La Costituzione non esclude la giurisdizione del giudice ordinario – giudice “naturale” dei diritti – sul contenzioso che nasce nel cosiddetto procedimento preparatorio alle elezioni politiche nazionali, e che include le controversie relative all’ammissione di liste o di candidati, coinvolgendo quindi il diritto di elettorato passivo garantito dall’articolo 51 della Costituzione. Ferma la necessità di garantire l’indipendenza delle Camere – attraverso la riserva alle Giunte parlamentari del compito di giudicare i titoli di ammissione dei proclamati eletti – l’articolo 66 della Costituzione, sia nella formulazione testuale sia alla luce dei lavori dell’Assemblea costituente, «non sottrae affatto al giudice ordinario, quale giudice naturale dei diritti, la competenza a conoscere della violazione del diritto di elettorato passivo nella fase antecedente alle elezioni, quando non si ragiona né di componenti eletti di un’assemblea parlamentare, né dei loro titoli di ammissione».
Sono alcune delle affermazioni di maggior rilievo contenute nella sentenza n.48 (relatore Nicolò Zanon) depositata il 26 marzo scorso, con cui la Corte costituzionale ha deciso le questioni sollevate dal Tribunale di Roma sul Testo unico delle norme per l’elezione della Camera dei deputati (articolo 18-bis Dpr n. 361 del 1957). Investito da un ricorso dell’associazione politica + Europa e di un candidato della medesima lista, il Tribunale dubitava della conformità a Costituzione dell’articolo 18-bis là dove stabilisce, da un lato, il numero minimo di sottoscrizioni che ciascuna lista deve raccogliere per presentarsi alle elezioni per la Camera dei deputati e, dall’altro, l’ambito dei soggetti esonerati dal relativo onere. In particolare, secondo il Tribunale doveva considerarsi eccessivo il numero di firme da raccogliere in ciascun collegio plurinominale (almeno 1500), e troppo ristretto il novero dei soggetti politici esonerati dall’onere di raccogliere le sottoscrizioni (limitato ai soggetti costituiti in gruppo parlamentare in entrambe le Camere).
La Corte – dopo aver preso atto dell’assenza di un rito processuale che, in relazione alle elezioni politiche nazionali, consenta la tutela giurisdizionale tempestiva del diritto di elettorato passivo – ha ritenuto comunque sussistente la giurisdizione del giudice ordinario, soprattutto al fine di evitare il permanere di un ambito dell’ordinamento giuridico immune dal controllo di costituzionalità.
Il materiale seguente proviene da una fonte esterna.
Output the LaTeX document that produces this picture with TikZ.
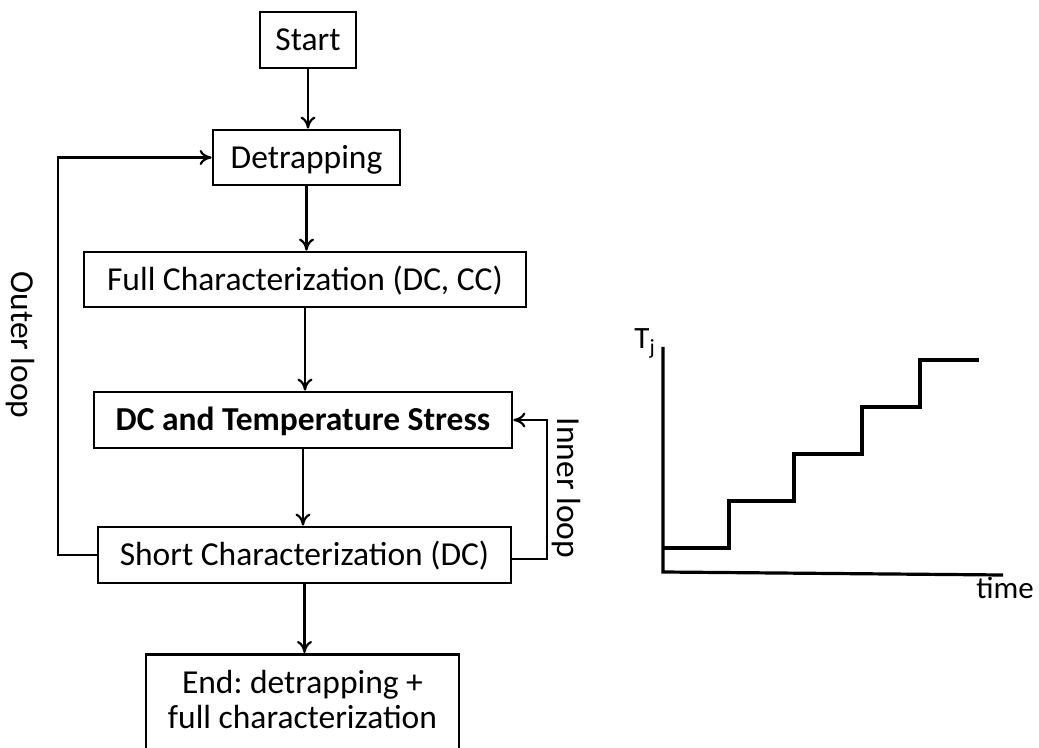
\documentclass[tikz,border=0pt]{standalone}
\usepackage{fontspec}
\setmainfont{Carlito}
\usetikzlibrary{arrows.meta}
\frenchspacing
\begin{document}
\begin{tikzpicture}[x=0.5pt,y=-0.5pt,
  boxnode/.style={draw, line width=1.4pt, inner sep=0pt,
    font=\fontsize{16.75}{17.5}\selectfont, text height=10.6pt, text depth=0pt},
  arr/.style={line width=1.1pt, -{To[length=6pt,width=7.5pt,line width=1.1pt]}},
  looplabel/.style={font=\fontsize{16.75}{17.5}\selectfont, rotate=-90, anchor=base, inner sep=0pt},
  graphline/.style={line width=1.6pt, line join=miter}
]
\useasboundingbox (0,0) rectangle (1039,748);
\clip (0,0) rectangle (1039,748);

\node[boxnode, minimum width=48pt, minimum height=28pt] (start) at (308,40) {Start};
\node[boxnode, minimum width=93.5pt, minimum height=27.5pt] (detr) at (306.5,157.5) {Detrapping};
\node[boxnode, minimum width=221pt, minimum height=27.5pt] (full) at (305,279.5) {Full Characterization (DC, CC)};
\node[boxnode, minimum width=209pt, minimum height=28pt, font=\fontsize{16.75}{17.5}\selectfont\bfseries] (stress) at (303,420) {DC and Temperature Stress};
\node[boxnode, minimum width=206.5pt, minimum height=28pt] (short) at (304.5,555) {Short Characterization (DC)};
\node[boxnode, minimum width=156.5pt, anchor=north, inner ysep=7.5pt, text height=12pt, text depth=45pt] (end) at (302.5,653)
  {\begin{tabular}[t]{@{}c@{}}End: detrapping +\\full characterization\end{tabular}};

\draw[arr] (start.south) -- (start.south |- detr.north);
\draw[arr] (detr.south) -- (detr.south |- full.north);
\draw[arr] (full.south) -- (full.south |- stress.north);
\draw[arr] (stress.south) -- (stress.south |- short.north);
\draw[arr] (short.south) -- (short.south |- end.north);

\coordinate (olx) at (58,0);
\coordinate (ilx) at (547,0);
\draw[arr] (short.west) -- (short.west -| olx) -- (detr.west -| olx) -- (detr.west);
\draw[arr] ([yshift=-2pt]short.east) -- ([yshift=-2pt]short.east -| ilx) -- (stress.east -| ilx) -- (stress.east);

\node[looplabel] (outerlbl) at (11,345) {Outer loop};
\node[looplabel] (innerlbl) at (557,488) {Inner loop};

% graph
\draw[graphline] (663,347) -- (663,572) -- (1003,575);
\draw[graphline] (663,548) -- (729,548) -- (729,501) -- (794,501) -- (794,454)
  -- (862,454) -- (862,407) -- (920,407) -- (920,360) -- (979,360);
\node[anchor=base west, inner sep=0pt, font=\fontsize{15.5}{17}\selectfont] (tj) at (634,349) {T\textsubscript{j}};
\node[anchor=base west, inner sep=0pt, font=\fontsize{15.5}{17}\selectfont] (time) at (976,598) {time};
\end{tikzpicture}
\end{document}
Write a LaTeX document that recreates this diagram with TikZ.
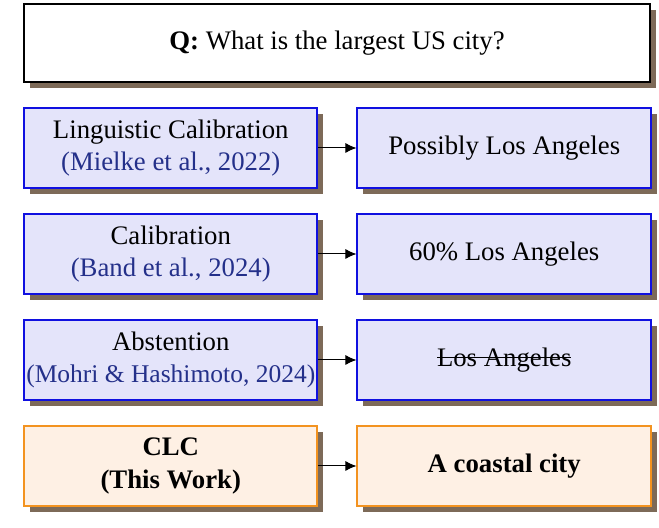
\documentclass[tikz,border=0pt]{standalone}
\usepackage{fontspec}
\setmainfont{Liberation Serif}
\usetikzlibrary{arrows.meta,positioning,shadows}
\definecolor{shade}{HTML}{7D6A58}
\definecolor{citeblue}{HTML}{24308A}
\definecolor{boxblue}{HTML}{1010E0}
\definecolor{lavender}{HTML}{E4E4FA}
\definecolor{boxorange}{HTML}{F39320}
\definecolor{peach}{HTML}{FEF0E4}
\newcommand\crossout[1]{\setbox0\hbox{#1}\rlap{\rule[0.3em]{\wd0}{0.45pt}}\box0}

\begin{document}
\begin{tikzpicture}[node distance=9.6pt and 15.2pt,
    every node/.style={font=\fontsize{10.7}{13}\selectfont},
    card/.style={minimum width=117.4pt,minimum height=32pt,align=center,
      line width=0.8pt,inner xsep=0pt,inner ysep=2pt,
      drop shadow={shadow xshift=2.4pt,shadow yshift=-2.4pt,fill=shade,opacity=1}},
    method/.style={card,draw=boxblue,fill=lavender},
    ours/.style={card,draw=boxorange,fill=peach},
    link/.style={-{Latex[length=4.4pt,width=4pt]},thin}]
      \useasboundingbox (0,0) rectangle (263.6pt,-211.2pt);
      \node[card,draw=black,fill=white,minimum width=250.4pt,minimum height=31.2pt]
        (q) at (134.8pt,-17.2pt) {\textbf{Q:} What is the largest US city?};
      \node[method,below=of q.south west,anchor=north west] (ling)
        {Linguistic Calibration\\\textcolor{citeblue}{(Mielke et al., 2022)}};
      \node[method,right=of ling] (lingout) {Possibly Los Angeles};
      \node[method,below=of ling] (cal)
        {Calibration\\\textcolor{citeblue}{(Band et al., 2024)}};
      \node[method,right=of cal] (calout) {60\% Los Angeles};
      \node[method,below=of cal] (abs)
        {Abstention\\\textcolor{citeblue}{\fontsize{10.2}{13}\selectfont(Mohri \& Hashimoto, 2024)}};
      \node[method,right=of abs] (absout) {\crossout{Los Angeles}};
      \node[ours,below=of abs] (clc) {\textbf{CLC}\\\textbf{(This Work)}};
      \node[ours,right=of clc] (clcout) {\textbf{A coastal city}};
      \draw[link] (ling)--(lingout);
      \draw[link] (cal)--(calout);
      \draw[link] (abs)--(absout);
      \draw[link] (clc)--(clcout);
    \end{tikzpicture}
\end{document}
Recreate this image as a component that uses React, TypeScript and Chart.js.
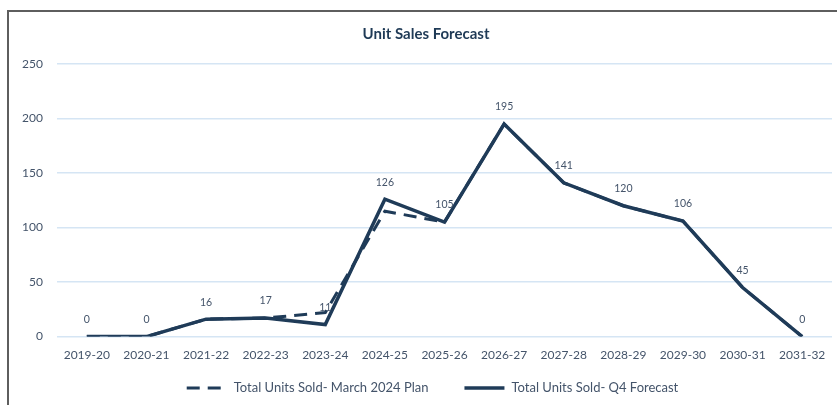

Si legge infatti nella sentenza: «In un quadro in cui è la stessa Costituzione a disporre termini stringenti (in base all’articolo 61 della Costituzione le elezioni delle nuove Camere devono svolgersi entro 70 giorni dalla fine delle precedenti), ne deriva la necessità, anche per le elezioni politiche, della previsione di un rito ad hoc, che assicuri una giustizia pre-elettorale tempestiva. In attesa del necessario intervento del legislatore, allo stato attuale della normativa e delle interpretazioni su di essa prevalenti, l’azione di accertamento di fronte al giudice ordinario – sempre che sussista l’interesse ad agire (articolo 100 del Codice di procedura civile) – risulta l’unico rimedio possibile per consentire la verifica della pienezza del diritto di elettorato passivo e la sua conformità alla Costituzione».
La prima censura, relativa al numero minimo di sottoscrizioni necessario per presentare liste nei collegi plurinominali, è stata comunque ritenuta non fondata. Infatti, alla luce dell’ampia discrezionalità spettante al legislatore in materia e in considerazione, inoltre, dell’interesse costituzionalmente rilevante alla serietà delle candidature, la quantità di firme richieste non è stata giudicata manifestamente irragionevole. La seconda censura, volta ad estendere l’ambito dei soggetti esonerati dall’onere di raccolta delle sottoscrizioni, è stata invece ritenuta inammissibile, perché affetta da carenza di motivazione, sia sull’interesse ad agire dei ricorrenti nel giudizio a quo, sia, di riflesso, sulla rilevanza.